Originally posted by: eLiu
Originally posted by: randumb
Originally posted by: jiggahertz
Originally posted by: randumb
Originally posted by: eLiu
Originally posted by: notposting
PEBKAC = Problem Exists Between Keyboard And Chair....aka the user.
No wai! I'm infallible! haha
hypn0tik, yeah I know. Esp this new version (2007a). I've had more weird problems with this than any other version of matlab. The other day one of my coworkers had a weird dimension mismatch error. After looking through the code, we found nothing so I asked her to run it again for kicks... and voila, it worked the 2nd time. Srsly.
Yeah, I hate MATLAB. Besides buggy behavior, the interface is slow and the syntax is inconsistent. How did this become the standard tool in CS/Engineering?
Rapid prototyping and the ease of use for matrices/visualization/data manipulation.

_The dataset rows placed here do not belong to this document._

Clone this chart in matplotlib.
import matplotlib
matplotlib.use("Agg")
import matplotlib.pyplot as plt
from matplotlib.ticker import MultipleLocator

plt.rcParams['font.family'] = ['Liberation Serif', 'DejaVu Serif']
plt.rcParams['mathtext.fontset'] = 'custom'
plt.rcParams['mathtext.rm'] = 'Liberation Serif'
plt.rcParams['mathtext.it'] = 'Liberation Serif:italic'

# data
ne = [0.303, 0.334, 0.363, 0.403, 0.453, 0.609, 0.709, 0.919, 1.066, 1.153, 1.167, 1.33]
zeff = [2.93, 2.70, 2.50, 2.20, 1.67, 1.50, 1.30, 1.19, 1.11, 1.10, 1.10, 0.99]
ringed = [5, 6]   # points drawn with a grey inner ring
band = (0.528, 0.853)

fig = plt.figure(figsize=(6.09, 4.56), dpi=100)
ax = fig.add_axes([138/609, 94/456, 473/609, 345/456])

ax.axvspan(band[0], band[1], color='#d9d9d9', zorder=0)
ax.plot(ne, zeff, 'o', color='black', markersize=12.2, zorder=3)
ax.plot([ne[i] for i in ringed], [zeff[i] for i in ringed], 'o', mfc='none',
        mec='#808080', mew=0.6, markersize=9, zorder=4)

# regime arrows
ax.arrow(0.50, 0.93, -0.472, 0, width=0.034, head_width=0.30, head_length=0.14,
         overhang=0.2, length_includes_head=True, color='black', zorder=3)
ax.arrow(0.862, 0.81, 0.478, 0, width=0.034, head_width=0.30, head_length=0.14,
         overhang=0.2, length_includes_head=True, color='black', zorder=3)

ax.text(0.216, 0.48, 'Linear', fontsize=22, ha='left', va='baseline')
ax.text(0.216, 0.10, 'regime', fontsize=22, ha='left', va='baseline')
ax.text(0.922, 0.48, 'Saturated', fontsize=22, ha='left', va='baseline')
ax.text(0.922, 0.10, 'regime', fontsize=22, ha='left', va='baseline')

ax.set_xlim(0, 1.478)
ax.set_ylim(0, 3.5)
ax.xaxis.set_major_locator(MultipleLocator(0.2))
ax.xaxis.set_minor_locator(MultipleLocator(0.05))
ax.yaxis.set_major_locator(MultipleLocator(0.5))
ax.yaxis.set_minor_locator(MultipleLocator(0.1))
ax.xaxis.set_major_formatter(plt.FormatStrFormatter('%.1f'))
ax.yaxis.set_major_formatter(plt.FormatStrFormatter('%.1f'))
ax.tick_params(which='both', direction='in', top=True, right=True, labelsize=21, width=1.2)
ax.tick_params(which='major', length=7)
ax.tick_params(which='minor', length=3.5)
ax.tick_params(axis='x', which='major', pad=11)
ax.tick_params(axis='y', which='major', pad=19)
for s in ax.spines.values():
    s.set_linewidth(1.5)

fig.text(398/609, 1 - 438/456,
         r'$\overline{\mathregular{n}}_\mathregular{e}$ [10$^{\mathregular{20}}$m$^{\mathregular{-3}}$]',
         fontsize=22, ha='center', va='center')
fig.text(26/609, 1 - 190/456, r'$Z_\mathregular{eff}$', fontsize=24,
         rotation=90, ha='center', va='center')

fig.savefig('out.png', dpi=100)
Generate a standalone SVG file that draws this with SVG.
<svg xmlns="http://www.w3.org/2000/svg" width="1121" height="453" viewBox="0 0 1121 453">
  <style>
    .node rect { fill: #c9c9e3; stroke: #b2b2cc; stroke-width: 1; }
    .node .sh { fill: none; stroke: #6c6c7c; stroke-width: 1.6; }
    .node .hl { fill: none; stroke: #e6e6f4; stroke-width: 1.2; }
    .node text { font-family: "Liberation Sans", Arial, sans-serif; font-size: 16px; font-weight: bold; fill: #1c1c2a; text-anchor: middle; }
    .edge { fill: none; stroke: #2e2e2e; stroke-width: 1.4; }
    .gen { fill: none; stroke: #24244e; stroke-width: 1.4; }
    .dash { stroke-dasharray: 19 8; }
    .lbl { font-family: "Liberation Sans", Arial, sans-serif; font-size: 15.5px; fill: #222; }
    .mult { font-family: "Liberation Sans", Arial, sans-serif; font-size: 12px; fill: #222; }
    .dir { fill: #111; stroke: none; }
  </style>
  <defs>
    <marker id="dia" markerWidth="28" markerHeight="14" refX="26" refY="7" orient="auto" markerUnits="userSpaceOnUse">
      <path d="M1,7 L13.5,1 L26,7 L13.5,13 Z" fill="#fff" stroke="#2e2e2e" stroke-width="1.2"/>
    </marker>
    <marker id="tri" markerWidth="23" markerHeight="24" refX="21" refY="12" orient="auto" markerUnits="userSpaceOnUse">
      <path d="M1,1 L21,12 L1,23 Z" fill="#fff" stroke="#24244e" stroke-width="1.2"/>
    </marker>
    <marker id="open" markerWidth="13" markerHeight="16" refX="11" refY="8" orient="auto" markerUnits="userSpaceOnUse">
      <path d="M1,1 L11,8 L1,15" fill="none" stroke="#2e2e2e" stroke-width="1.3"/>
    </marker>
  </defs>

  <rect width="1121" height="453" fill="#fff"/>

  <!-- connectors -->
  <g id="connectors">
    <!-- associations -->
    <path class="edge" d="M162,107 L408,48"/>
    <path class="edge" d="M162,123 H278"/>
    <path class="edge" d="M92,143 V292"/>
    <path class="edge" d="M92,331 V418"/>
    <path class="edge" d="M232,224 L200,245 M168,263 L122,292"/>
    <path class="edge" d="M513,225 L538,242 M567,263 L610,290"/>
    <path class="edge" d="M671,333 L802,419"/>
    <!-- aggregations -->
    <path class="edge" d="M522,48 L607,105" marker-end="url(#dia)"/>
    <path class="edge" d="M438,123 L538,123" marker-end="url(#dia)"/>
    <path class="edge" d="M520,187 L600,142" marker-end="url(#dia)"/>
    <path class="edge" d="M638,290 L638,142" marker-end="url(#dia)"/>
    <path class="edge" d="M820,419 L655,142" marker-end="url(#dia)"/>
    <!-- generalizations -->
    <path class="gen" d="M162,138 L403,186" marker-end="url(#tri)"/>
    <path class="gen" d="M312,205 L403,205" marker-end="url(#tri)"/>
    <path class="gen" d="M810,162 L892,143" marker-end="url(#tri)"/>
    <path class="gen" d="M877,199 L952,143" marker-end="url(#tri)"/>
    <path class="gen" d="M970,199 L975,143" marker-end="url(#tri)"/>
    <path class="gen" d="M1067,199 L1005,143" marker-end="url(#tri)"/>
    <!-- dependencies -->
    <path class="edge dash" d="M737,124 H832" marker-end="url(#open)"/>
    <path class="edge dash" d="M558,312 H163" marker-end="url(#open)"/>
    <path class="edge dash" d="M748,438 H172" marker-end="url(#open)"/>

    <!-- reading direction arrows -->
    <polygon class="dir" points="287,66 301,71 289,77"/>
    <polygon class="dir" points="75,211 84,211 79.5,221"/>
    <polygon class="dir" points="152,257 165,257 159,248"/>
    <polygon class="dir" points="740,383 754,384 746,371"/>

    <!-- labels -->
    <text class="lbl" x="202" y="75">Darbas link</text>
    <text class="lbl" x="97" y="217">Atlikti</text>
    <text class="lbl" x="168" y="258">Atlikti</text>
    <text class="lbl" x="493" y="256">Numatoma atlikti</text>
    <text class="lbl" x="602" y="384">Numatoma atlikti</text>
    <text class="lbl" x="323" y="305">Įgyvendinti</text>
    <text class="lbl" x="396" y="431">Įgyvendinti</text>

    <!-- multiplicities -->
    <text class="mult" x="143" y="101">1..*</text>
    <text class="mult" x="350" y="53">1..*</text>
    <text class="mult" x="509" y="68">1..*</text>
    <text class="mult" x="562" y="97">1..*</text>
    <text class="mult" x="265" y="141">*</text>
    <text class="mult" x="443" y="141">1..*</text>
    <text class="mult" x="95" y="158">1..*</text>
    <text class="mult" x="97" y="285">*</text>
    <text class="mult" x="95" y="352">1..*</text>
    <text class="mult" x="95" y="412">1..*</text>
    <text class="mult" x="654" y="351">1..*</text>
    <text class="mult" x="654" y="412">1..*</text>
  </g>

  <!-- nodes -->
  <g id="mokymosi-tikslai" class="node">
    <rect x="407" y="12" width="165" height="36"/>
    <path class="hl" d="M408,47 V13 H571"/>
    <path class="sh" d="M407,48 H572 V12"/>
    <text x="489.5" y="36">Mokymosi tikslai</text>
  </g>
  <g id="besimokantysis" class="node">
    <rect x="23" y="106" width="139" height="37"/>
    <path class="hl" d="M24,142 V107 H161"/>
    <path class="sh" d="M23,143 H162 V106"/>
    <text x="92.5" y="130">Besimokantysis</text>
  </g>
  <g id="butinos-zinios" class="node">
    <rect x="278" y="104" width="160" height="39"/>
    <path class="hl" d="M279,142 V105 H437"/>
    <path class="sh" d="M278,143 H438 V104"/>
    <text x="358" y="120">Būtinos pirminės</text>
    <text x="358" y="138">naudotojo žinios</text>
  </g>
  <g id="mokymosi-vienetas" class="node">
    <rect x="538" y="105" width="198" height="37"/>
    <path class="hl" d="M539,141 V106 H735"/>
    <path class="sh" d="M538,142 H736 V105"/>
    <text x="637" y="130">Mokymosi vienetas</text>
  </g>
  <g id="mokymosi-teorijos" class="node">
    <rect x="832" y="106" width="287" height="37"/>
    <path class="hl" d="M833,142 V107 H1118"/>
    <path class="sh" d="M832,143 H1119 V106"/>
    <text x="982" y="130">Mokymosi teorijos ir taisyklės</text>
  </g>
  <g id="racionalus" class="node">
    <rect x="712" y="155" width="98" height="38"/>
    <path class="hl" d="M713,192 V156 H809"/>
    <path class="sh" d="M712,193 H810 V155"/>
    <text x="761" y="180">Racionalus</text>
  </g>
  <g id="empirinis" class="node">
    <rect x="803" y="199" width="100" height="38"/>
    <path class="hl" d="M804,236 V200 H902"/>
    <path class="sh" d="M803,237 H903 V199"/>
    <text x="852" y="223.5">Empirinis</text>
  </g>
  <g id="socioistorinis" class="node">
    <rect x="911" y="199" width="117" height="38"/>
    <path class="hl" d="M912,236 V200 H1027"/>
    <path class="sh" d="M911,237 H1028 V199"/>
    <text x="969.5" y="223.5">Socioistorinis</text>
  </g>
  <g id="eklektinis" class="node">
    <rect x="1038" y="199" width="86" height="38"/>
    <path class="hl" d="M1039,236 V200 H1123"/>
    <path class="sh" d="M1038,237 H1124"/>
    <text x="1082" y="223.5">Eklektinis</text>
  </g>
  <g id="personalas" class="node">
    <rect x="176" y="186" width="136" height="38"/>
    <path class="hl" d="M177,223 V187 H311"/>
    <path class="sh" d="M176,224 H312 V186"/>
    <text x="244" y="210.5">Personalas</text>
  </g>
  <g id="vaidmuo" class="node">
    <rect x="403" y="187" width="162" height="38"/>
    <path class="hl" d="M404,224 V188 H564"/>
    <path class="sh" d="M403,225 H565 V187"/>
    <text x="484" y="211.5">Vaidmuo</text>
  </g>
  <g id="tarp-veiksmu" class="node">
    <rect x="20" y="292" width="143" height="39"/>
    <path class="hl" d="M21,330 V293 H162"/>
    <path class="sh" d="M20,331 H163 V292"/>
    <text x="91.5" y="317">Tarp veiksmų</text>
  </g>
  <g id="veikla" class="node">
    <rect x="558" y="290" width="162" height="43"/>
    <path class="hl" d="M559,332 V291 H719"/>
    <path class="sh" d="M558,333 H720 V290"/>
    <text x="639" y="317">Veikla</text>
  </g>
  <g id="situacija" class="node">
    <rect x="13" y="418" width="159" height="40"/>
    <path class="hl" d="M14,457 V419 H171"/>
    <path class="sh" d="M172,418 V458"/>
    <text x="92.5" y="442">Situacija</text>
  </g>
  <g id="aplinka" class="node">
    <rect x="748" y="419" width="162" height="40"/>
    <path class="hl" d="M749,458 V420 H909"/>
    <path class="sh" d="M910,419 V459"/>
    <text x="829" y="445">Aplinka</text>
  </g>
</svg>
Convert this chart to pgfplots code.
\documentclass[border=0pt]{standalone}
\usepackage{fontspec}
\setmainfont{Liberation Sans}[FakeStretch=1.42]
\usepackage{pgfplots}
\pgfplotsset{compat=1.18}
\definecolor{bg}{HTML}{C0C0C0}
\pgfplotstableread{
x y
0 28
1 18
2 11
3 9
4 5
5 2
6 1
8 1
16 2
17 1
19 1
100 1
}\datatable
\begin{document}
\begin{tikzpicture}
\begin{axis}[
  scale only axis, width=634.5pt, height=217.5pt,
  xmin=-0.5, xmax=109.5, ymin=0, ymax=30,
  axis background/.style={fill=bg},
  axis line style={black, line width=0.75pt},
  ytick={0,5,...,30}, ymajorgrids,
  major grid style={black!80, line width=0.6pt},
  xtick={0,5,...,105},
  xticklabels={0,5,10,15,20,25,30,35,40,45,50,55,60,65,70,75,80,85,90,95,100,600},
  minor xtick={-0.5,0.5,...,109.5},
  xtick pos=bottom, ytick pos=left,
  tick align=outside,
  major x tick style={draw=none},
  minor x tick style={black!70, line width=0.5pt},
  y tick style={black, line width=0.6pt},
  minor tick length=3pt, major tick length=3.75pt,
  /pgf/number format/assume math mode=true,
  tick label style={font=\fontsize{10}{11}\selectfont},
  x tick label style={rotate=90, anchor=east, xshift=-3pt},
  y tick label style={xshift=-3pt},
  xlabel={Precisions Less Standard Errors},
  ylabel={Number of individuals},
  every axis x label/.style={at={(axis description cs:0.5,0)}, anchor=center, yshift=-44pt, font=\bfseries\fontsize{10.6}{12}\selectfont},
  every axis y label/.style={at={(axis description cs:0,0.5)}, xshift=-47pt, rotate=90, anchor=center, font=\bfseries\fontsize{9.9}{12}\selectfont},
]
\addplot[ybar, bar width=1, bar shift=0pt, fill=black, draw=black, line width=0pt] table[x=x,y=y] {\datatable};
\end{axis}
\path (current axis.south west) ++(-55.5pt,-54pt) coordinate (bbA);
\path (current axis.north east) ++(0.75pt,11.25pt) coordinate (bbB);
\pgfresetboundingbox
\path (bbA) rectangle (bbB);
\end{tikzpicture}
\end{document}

There are plenty of other tools available that are better IMO. In bioinformatics research for example, R has become extremely popular.
What would you suggest for working with ODEs (ivp & bvp) or linear algebra? I mean there's Octave, but it isn't much different... ODEs in Maple can be pretty awkward (not to mention slow), and linalg is even worse. You could fire up FORTRAN77 and link to LAPACK, but I mean come on, that's a lot more work than opening matlab and typing eig().
R is often seen as a statistical computing language, but it can be used to do a lot of general numerical analysis work. I've done of a lot of prototyping of machine learning algorithms in R and I find the syntax significantly cleaner. There are also tons of nice UIs for R available. There is also a really powerful plugin (ESS) for interfacing with R via Emacs. The nicest thing about R is that there's a very strong, unified community and they have a central package repository (CRAN), which makes it really easy to find the packages you need. Other alternatives I've briefly used are Python+SciPy and Mathematica.
Edit: I'm not saying MATLAB is that bad; it always gets the job done with some annoyances. But for a tool that's so widely used, it could be A LOT better.